** START Data section **

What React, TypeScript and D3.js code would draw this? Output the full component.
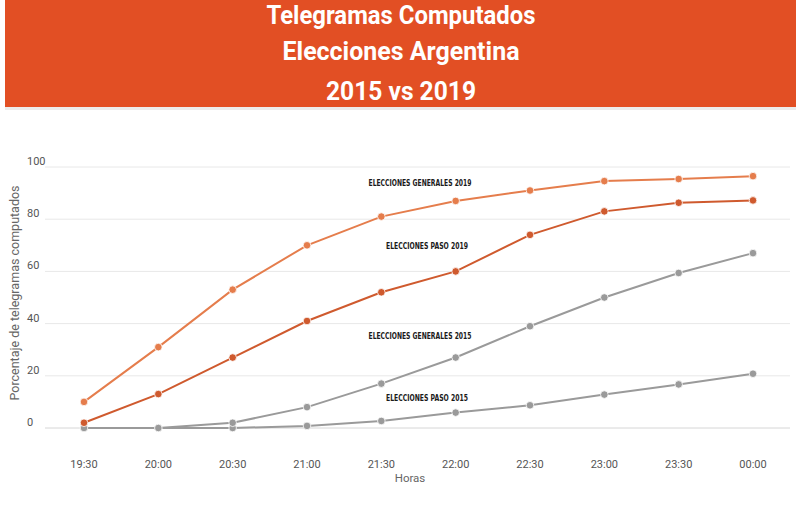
import React, { useEffect, useRef } from 'react';
import * as d3 from 'd3';

const horas = ['19:30', '20:00', '20:30', '21:00', '21:30', '22:00', '22:30', '23:00', '23:30', '00:00'];
const yTicks = [0, 20, 40, 60, 80, 100];

const generales2019 = [10, 31, 53, 70, 81, 87, 91, 94.6, 95.4, 96.5];
const paso2019 = [2, 13, 27, 41, 52, 60, 74, 83, 86.3, 87.2];
const generales2015 = [0, 0, 2, 8, 17, 27, 39, 50, 59.4, 67];
const paso2015 = [0, 0, 0, 0.8, 2.7, 5.9, 8.7, 12.8, 16.7, 20.8];

const titleLines = ['Telegramas Computados', 'Elecciones Argentina', '2015 vs 2019'];

const series = [
  { name: 'ELECCIONES PASO 2015', values: paso2015, color: '#9a9a9a', labelAt: 11.5 },
  { name: 'ELECCIONES GENERALES 2015', values: generales2015, color: '#9a9a9a', labelAt: 35.2 },
  { name: 'ELECCIONES PASO 2019', values: paso2019, color: '#cf5a2e', labelAt: 69.7 },
  { name: 'ELECCIONES GENERALES 2019', values: generales2019, color: '#e57d4c', labelAt: 93.9 },
];

const App = () => {
  const svgRef = useRef<SVGSVGElement>(null);
  const width = 800;
  const height = 506;

  useEffect(() => {
    const svg = d3.select(svgRef.current);
    svg.selectAll('*').remove();

    // Banner
    svg.append('rect').attr('x', 5).attr('y', 2).attr('width', 791).attr('height', 108).attr('fill', '#ececec');
    svg.append('rect').attr('x', 5).attr('y', 0).attr('width', 791).attr('height', 107).attr('fill', '#e24f24');

    const titleWidths = [269, 237, 150];
    const titleBase = [24, 60, 100];
    titleLines.forEach((t, i) => {
      svg.append('text')
        .attr('x', 401)
        .attr('y', titleBase[i])
        .attr('text-anchor', 'middle')
        .attr('fill', 'white')
        .attr('font-family', 'Roboto, sans-serif')
        .attr('font-weight', 'bold')
        .attr('font-size', 25)
        .attr('textLength', titleWidths[i])
        .attr('lengthAdjust', 'spacingAndGlyphs')
        .text(t);
    });

    // Scales
    const x = d3.scalePoint<string>().domain(horas).range([84, 753]);
    const y = d3.scaleLinear().domain([0, 100]).range([428, 167]);

    // Grid + y labels
    const grid = svg.append('g');
    yTicks.forEach(v => {
      grid.append('line')
        .attr('x1', 45).attr('x2', 790)
        .attr('y1', y(v)).attr('y2', y(v))
        .attr('stroke', v === 0 ? '#d6d6d6' : '#e8e8e8')
        .attr('stroke-width', 1);
      grid.append('text')
        .attr('x', 27)
        .attr('y', y(v) - 2)
        .attr('fill', '#555')
        .attr('font-family', 'Roboto, sans-serif')
        .attr('font-size', 11)
        .text(v);
    });

    // X labels
    horas.forEach(h => {
      svg.append('text')
        .attr('x', x(h)!)
        .attr('y', 468)
        .attr('text-anchor', 'middle')
        .attr('fill', '#555')
        .attr('font-family', 'Roboto, sans-serif')
        .attr('font-size', 11)
        .text(h);
    });

    svg.append('text')
      .attr('x', 410).attr('y', 482)
      .attr('text-anchor', 'middle')
      .attr('fill', '#666')
      .attr('font-family', 'Roboto, sans-serif')
      .attr('font-size', 11.5)
      .text('Horas');

    svg.append('text')
      .attr('transform', 'translate(19,293) rotate(-90)')
      .attr('text-anchor', 'middle')
      .attr('fill', '#666')
      .attr('font-family', 'Roboto, sans-serif')
      .attr('font-size', 12.5)
      .text('Porcentaje de telegramas computados');

    // Lines
    const line = d3.line<number>()
      .x((_, i) => x(horas[i])!)
      .y(d => y(d));

    series.forEach(s => {
      svg.append('path')
        .datum(s.values)
        .attr('fill', 'none')
        .attr('stroke', s.color)
        .attr('stroke-width', 2)
        .attr('d', line);
      svg.append('g').selectAll('circle')
        .data(s.values)
        .enter().append('circle')
        .attr('cx', (_, i) => x(horas[i])!)
        .attr('cy', d => y(d))
        .attr('r', 3.8)
        .attr('fill', s.color)
        .attr('stroke', 'white')
        .attr('stroke-width', 0.8);
    });

    // Series labels
    series.forEach(s => {
      const isGen = s.name.includes('GENERALES');
      svg.append('text')
        .attr('x', isGen ? 420 : 427)
        .attr('y', y(s.labelAt) + 3)
        .attr('text-anchor', 'middle')
        .attr('fill', '#1a1a1a')
        .attr('font-family', '"DejaVu Sans Condensed", "DejaVu Sans", sans-serif')
        .attr('font-weight', 'bold')
        .attr('font-size', 8)
        .attr('textLength', isGen ? 103 : 82)
        .attr('lengthAdjust', 'spacingAndGlyphs')
        .text(s.name);
    });
  }, []);

  return (
    <svg
      ref={svgRef}
      width={width}
      height={height}
      style={{ position: 'absolute', left: 0, top: 0, background: 'white', display: 'block' }}
    />
  );
};

export default App;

** END Data section **

◆ Set exercise ◆
Write out, word for word, the lines from the start of the data through the one holding "const yTicks = [0, 20, 40, 60, 80, 100];". Omit pictures.

◆ Expected answer ◆
What React, TypeScript and D3.js code would draw this? Output the full component.
import React, { useEffect, useRef } from 'react';
import * as d3 from 'd3';

const horas = ['19:30', '20:00', '20:30', '21:00', '21:30', '22:00', '22:30', '23:00', '23:30', '00:00'];
const yTicks = [0, 20, 40, 60, 80, 100];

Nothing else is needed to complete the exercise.